--- MATERIAL FOR THIS TASK ---
......

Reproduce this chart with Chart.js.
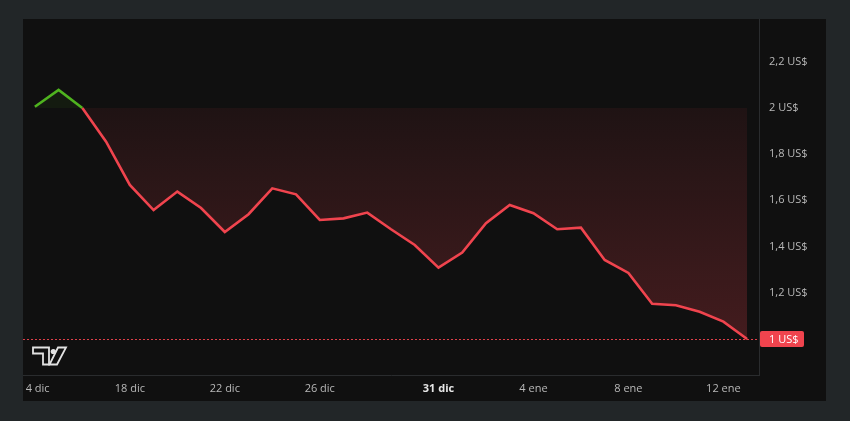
<!DOCTYPE html>
<html>
<head>
<meta charset="utf-8">
<script src="https://cdn.jsdelivr.net/npm/chart.js@4.4.1/dist/chart.umd.min.js"></script>
<style>
html, body { margin: 0; padding: 0; background: #222628; }
#panel { position: absolute; left: 23px; top: 19px; width: 803px; height: 382px; background: #101010; }
</style>
</head>
<body>
<div id="panel"><canvas id="grafico"></canvas></div>
<script>
// DATOS
const fechas = ['14 dic', '15 dic', '16 dic', '17 dic', '18 dic', '19 dic', '20 dic', '21 dic', '22 dic', '23 dic',
    '24 dic', '25 dic', '26 dic', '27 dic', '28 dic', '29 dic', '30 dic', '31 dic', '1 ene', '2 ene',
    '3 ene', '4 ene', '5 ene', '6 ene', '7 ene', '8 ene', '9 ene', '10 ene', '11 ene', '12 ene', '13 ene']
const precios = [2.005, 2.078, 2.0, 1.854, 1.667, 1.558, 1.638, 1.567, 1.463, 1.540,
    1.652, 1.626, 1.515, 1.522, 1.547, 1.475, 1.407, 1.309, 1.374, 1.501,
    1.580, 1.544, 1.475, 1.482, 1.342, 1.286, 1.152, 1.146, 1.118, 1.075, 1.0]
const indicesX = [0, 4, 8, 12, 17, 21, 25, 29]
const textosX = ['\u20024 dic', '18 dic', '22 dic', '26 dic', '31 dic', '4 ene', '8 ene', '12 ene']
const marcasY = [1.2, 1.4, 1.6, 1.8, 2.0, 2.2]
const precioBase = 2.0

const rojo = '#f0444e'
const verde = '#4fb31f'
const fuente = "'Open Sans', 'Noto Sans', sans-serif"

function formatoPrecio(v) {
    let t = v.toFixed(1).replace('.', ',')
    if (t.endsWith(',0')) t = t.slice(0, -2)
    return t + ' US$'
}

// sin relleno automático alrededor de los ejes
function sinPadding(s) {
    s.paddingTop = 0
    s.paddingBottom = 0
    s.paddingLeft = 0
    s.paddingRight = 0
}

// LÍNEA DEL ÚLTIMO PRECIO + LOGO
const extras = {
    id: 'extras',
    afterDraw(chart) {
        const ctx = chart.ctx
        const area = chart.chartArea
        const y = Math.round(chart.scales.y.getPixelForValue(precios[precios.length - 1])) + 0.5

        ctx.save()
        ctx.strokeStyle = '#e0404a'
        ctx.lineWidth = 1
        ctx.setLineDash([2, 2])
        ctx.beginPath()
        ctx.moveTo(area.left, y)
        ctx.lineTo(area.right, y)
        ctx.stroke()
        ctx.setLineDash([])

        // etiqueta
        ctx.fillStyle = rojo
        ctx.beginPath()
        ctx.roundRect(area.right + 1, y - 8.5, 44, 16, 2)
        ctx.fill()
        ctx.fillStyle = '#ffffff'
        ctx.font = '11px ' + fuente
        ctx.textBaseline = 'middle'
        ctx.textAlign = 'left'
        ctx.fillText(formatoPrecio(precios[precios.length - 1]), area.right + 10, y)

        // logo
        const ox = 10, oy = 328.5
        ctx.strokeStyle = '#e2e2e2'
        ctx.fillStyle = '#101010'
        ctx.lineWidth = 1.8
        ctx.lineJoin = 'miter'
        ctx.beginPath()
        ctx.moveTo(ox, oy)
        ctx.lineTo(ox + 16, oy)
        ctx.lineTo(ox + 16, oy + 17)
        ctx.lineTo(ox + 10, oy + 17)
        ctx.lineTo(ox + 10, oy + 6)
        ctx.lineTo(ox, oy + 6)
        ctx.closePath()
        ctx.fill()
        ctx.stroke()
        ctx.beginPath()
        ctx.moveTo(ox + 25, oy)
        ctx.lineTo(ox + 33, oy)
        ctx.lineTo(ox + 24, oy + 17)
        ctx.lineTo(ox + 16.5, oy + 17)
        ctx.closePath()
        ctx.fill()
        ctx.stroke()
        ctx.fillStyle = '#e2e2e2'
        ctx.beginPath()
        ctx.arc(ox + 20.3, oy + 4, 2.6, 0, Math.PI * 2)
        ctx.fill()
        ctx.restore()
    }
}

const configuracion = {
    type: 'line',
    data: {
        labels: fechas,
        datasets: [{
            data: precios,
            borderColor: rojo,
            borderWidth: 2.6,
            pointRadius: 0,
            tension: 0,
            segment: {
                borderColor: c => (c.p0.parsed.y >= precioBase && c.p1.parsed.y >= precioBase) ? verde : undefined
            },
            backgroundColor: c => {
                const area = c.chart.chartArea
                if (!area) return 'rgba(240, 68, 78, 0.12)'
                const ys = c.chart.scales.y
                const g = c.chart.ctx.createLinearGradient(0, ys.getPixelForValue(precioBase), 0, ys.getPixelForValue(1.0))
                g.addColorStop(0, 'rgba(240, 68, 78, 0.07)')
                g.addColorStop(1, 'rgba(240, 68, 78, 0.23)')
                return g
            },
            fill: { value: precioBase, above: 'rgba(79, 179, 31, 0.07)' }
        }]
    },
    options: {
        responsive: true,
        maintainAspectRatio: false,
        animation: false,
        layout: { padding: 0, autoPadding: false },
        plugins: {
            legend: { display: false },
            tooltip: { enabled: false }
        },
        scales: {
            x: {
                type: 'category',
                offset: true,
                grid: { display: true, color: 'transparent', drawTicks: false },
                border: { display: true, color: '#2a2c2e', width: 1 },
                afterFit: s => { s.height = 26; sinPadding(s) },
                ticks: {
                    autoSkip: false,
                    maxRotation: 0,
                    padding: 7,
                    callback: (v, i) => {
                        const k = indicesX.indexOf(i)
                        return k >= 0 ? textosX[k] : ''
                    },
                    color: c => c.index === 17 ? '#e6e6e6' : '#b8b8b8',
                    font: c => ({ family: fuente, size: 11, weight: c.index === 17 ? 'bold' : 'normal' })
                }
            },
            y: {
                type: 'linear',
                position: 'right',
                min: 0.844,
                max: 2.385,
                grid: { display: true, color: 'transparent', drawTicks: false },
                border: { display: true, color: '#2a2c2e', width: 1 },
                afterFit: s => { s.width = 67; sinPadding(s) },
                afterBuildTicks: s => { s.ticks = marcasY.map(v => ({ value: v })) },
                ticks: {
                    padding: 10,
                    color: '#b8b8b8',
                    font: { family: fuente, size: 11 },
                    callback: v => formatoPrecio(v)
                }
            }
        }
    },
    plugins: [extras]
}

const grafico = new Chart(document.getElementById('grafico').getContext('2d'), configuracion)
</script>
</body>
</html>
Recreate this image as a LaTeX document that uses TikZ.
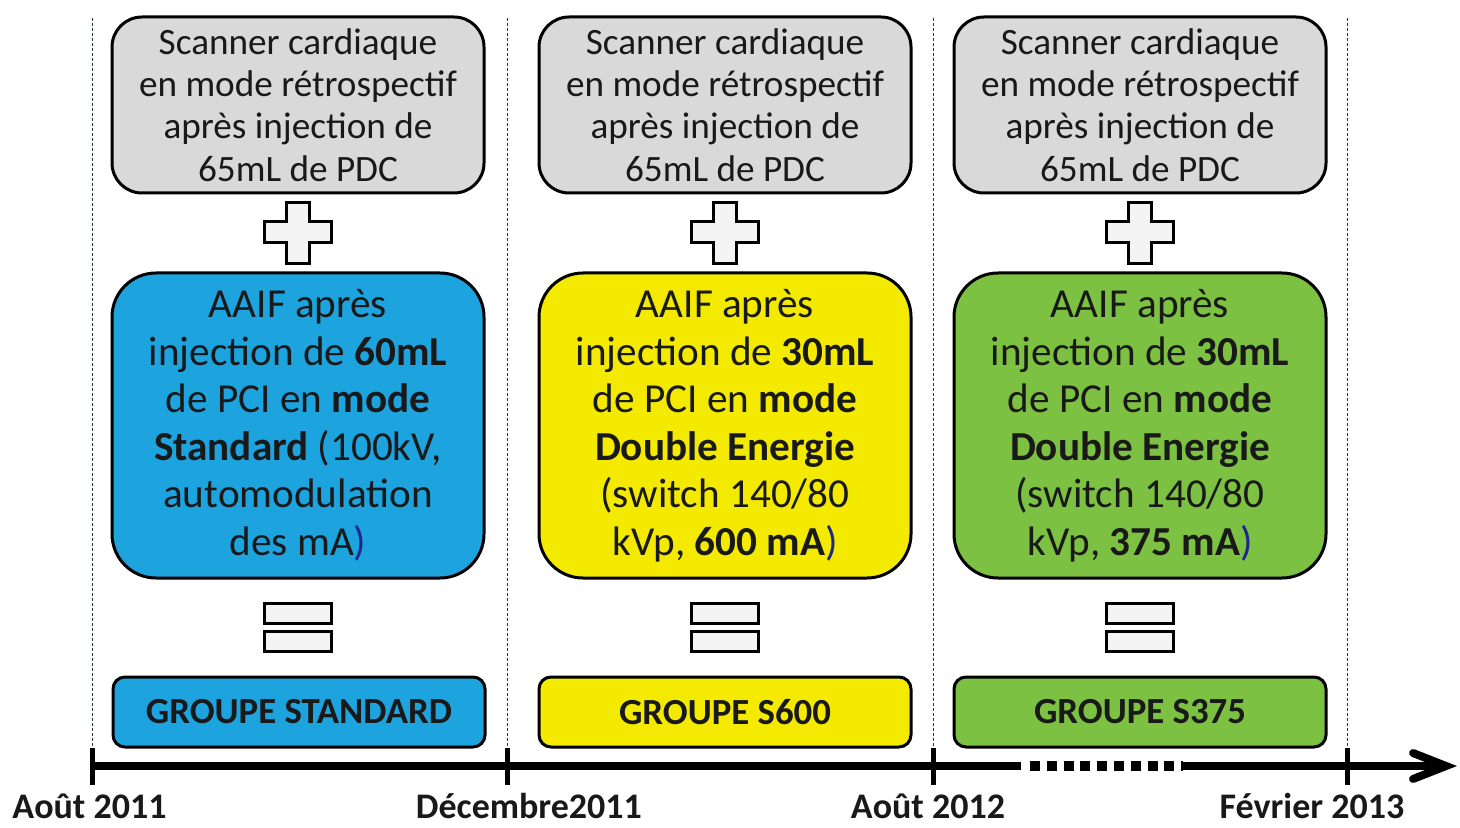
\documentclass[tikz,border=0pt]{standalone}
\usepackage{fontspec}
\setmainfont{Carlito}
\definecolor{boxgray}{RGB}{217,217,217}
\definecolor{cblue}{RGB}{29,163,222}
\definecolor{cyellow}{RGB}{244,234,0}
\definecolor{cgreen}{RGB}{125,193,66}
\definecolor{navy}{RGB}{30,40,140}
\definecolor{guide}{RGB}{40,50,70}
\definecolor{symfill}{RGB}{244,244,244}
\definecolor{txt}{RGB}{25,25,25}
\begin{document}
\begin{tikzpicture}[x=0.5pt,y=-0.5pt,
  topbox/.style={draw=black,line width=1.5pt,fill=boxgray,rounded corners=15pt,
    minimum width=186pt,minimum height=88pt,align=center,inner sep=0pt,text=txt,
    font=\fontsize{18.6}{21.2}\selectfont},
  midbox/.style={draw=black,line width=1.5pt,rounded corners=22pt,
    minimum width=186pt,minimum height=152.5pt,align=center,inner sep=0pt,text=txt,
    font=\fontsize{20.6}{23.75}\selectfont},
  grpbox/.style={draw=black,line width=1.5pt,rounded corners=6pt,
    minimum width=186pt,minimum height=35pt,align=center,inner sep=0pt,text=txt,
    font=\fontsize{18.4}{20}\selectfont\bfseries},
  datelbl/.style={font=\fontsize{18}{20}\selectfont\bfseries,inner sep=0pt,text=txt,anchor=base},
  guideline/.style={draw=guide,line width=0.5pt,dash pattern=on 1.5pt off 1pt},
  sym/.style={draw=black,line width=1.5pt,fill=symfill,line join=miter},
  axis/.style={draw=black,line width=4pt}
]
\useasboundingbox (0,0) rectangle (1460,828);

% guide lines
\foreach \gx/\gn in {92/g1,507/g2,933/g3,1347/g4}{
  \coordinate (\gn t) at (\gx,18);
  \coordinate (\gn b) at (\gx,748);
  \draw[guideline] (\gn t) -- (\gn b);
}

% columns
\foreach \cx/\cn/\col in {298/a/cblue,725/b/cyellow,1140/c/cgreen}{
  \node[topbox] (top\cn) at (\cx,105) {Scanner cardiaque\\en mode rétrospectif\\après injection de\\65mL de PDC};
  % plus
  \draw[sym] (\cx-11.5,203) -- (\cx+11.5,203) -- (\cx+11.5,222) -- (\cx+33.5,222)
    -- (\cx+33.5,243) -- (\cx+11.5,243) -- (\cx+11.5,264) -- (\cx-11.5,264)
    -- (\cx-11.5,243) -- (\cx-33.5,243) -- (\cx-33.5,222) -- (\cx-11.5,222) -- cycle;
  % equal
  \draw[sym] (\cx-33.5,603) rectangle (\cx+33.5,623);
  \draw[sym] (\cx-33.5,631) rectangle (\cx+33.5,651);
}

\node[midbox,fill=cblue] (mida) at (298,425.5) {AAIF après\\injection de \textbf{60mL}\\de PCI en \textbf{mode}\\\textbf{Standard} (100kV,\\automodulation\\des mA\textcolor{navy}{)}};
\node[midbox,fill=cyellow] (midb) at (725,425.5) {AAIF après\\injection de \textbf{30mL}\\de PCI en \textbf{mode}\\\textbf{Double Energie}\\(switch 140/80\\kVp, \textbf{600 mA}\textcolor{navy}{)}};
\node[midbox,fill=cgreen] (midc) at (1140,425.5) {AAIF après\\injection de \textbf{30mL}\\de PCI en \textbf{mode}\\\textbf{Double Energie}\\(switch 140/80\\kVp, \textbf{375 mA}\textcolor{navy}{)}};

\node[grpbox,fill=cblue] (grpa) at (299,712) {GROUPE STANDARD};
\node[grpbox,fill=cyellow] (grpb) at (725,712) {GROUPE S600};
\node[grpbox,fill=cgreen] (grpc) at (1140,712) {GROUPE S375};

% axis
\coordinate (ax0) at (92,766);
\coordinate (ax1) at (1021,766);
\coordinate (ax2) at (1030,766);
\coordinate (ax3) at (1183,766);
\coordinate (ax4) at (1446,766);
\draw[axis] (ax0) -- (ax1);
\draw[axis,line width=5pt,dash pattern=on 5pt off 3.4pt] (ax2) -- (ax3);
\draw[axis] (ax3) -- (ax4);
\draw[axis,line cap=round,line join=miter] (1413,753) -- (ax4) -- (1413,779);
\foreach \gx/\gn in {92/t1,507/t2,933/t3,1347/t4}{
  \draw[black,line width=2.5pt] (\gx,748) -- (\gx,785);
}

\node[datelbl] (d1) at (89.5,818) {Août 2011};
\node[datelbl] (d2) at (529,818) {Décembre2011};
\node[datelbl] (d3) at (928,818) {Août 2012};
\node[datelbl] (d4) at (1312,818) {Février 2013};
\end{tikzpicture}
\end{document}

......

--- DIRECTION ---
Your task is to reproduce only the lines from the one with "Recreate this image" through the one with "(0,0) rectangle (1460,828);", keeping both ends. Skip every picture.

--- WORKED ANSWER ---
Recreate this image as a LaTeX document that uses TikZ.
\documentclass[tikz,border=0pt]{standalone}
\usepackage{fontspec}
\setmainfont{Carlito}
\definecolor{boxgray}{RGB}{217,217,217}
\definecolor{cblue}{RGB}{29,163,222}
\definecolor{cyellow}{RGB}{244,234,0}
\definecolor{cgreen}{RGB}{125,193,66}
\definecolor{navy}{RGB}{30,40,140}
\definecolor{guide}{RGB}{40,50,70}
\definecolor{symfill}{RGB}{244,244,244}
\definecolor{txt}{RGB}{25,25,25}
\begin{document}
\begin{tikzpicture}[x=0.5pt,y=-0.5pt,
  topbox/.style={draw=black,line width=1.5pt,fill=boxgray,rounded corners=15pt,
    minimum width=186pt,minimum height=88pt,align=center,inner sep=0pt,text=txt,
    font=\fontsize{18.6}{21.2}\selectfont},
  midbox/.style={draw=black,line width=1.5pt,rounded corners=22pt,
    minimum width=186pt,minimum height=152.5pt,align=center,inner sep=0pt,text=txt,
    font=\fontsize{20.6}{23.75}\selectfont},
  grpbox/.style={draw=black,line width=1.5pt,rounded corners=6pt,
    minimum width=186pt,minimum height=35pt,align=center,inner sep=0pt,text=txt,
    font=\fontsize{18.4}{20}\selectfont\bfseries},
  datelbl/.style={font=\fontsize{18}{20}\selectfont\bfseries,inner sep=0pt,text=txt,anchor=base},
  guideline/.style={draw=guide,line width=0.5pt,dash pattern=on 1.5pt off 1pt},
  sym/.style={draw=black,line width=1.5pt,fill=symfill,line join=miter},
  axis/.style={draw=black,line width=4pt}
]
\useasboundingbox (0,0) rectangle (1460,828);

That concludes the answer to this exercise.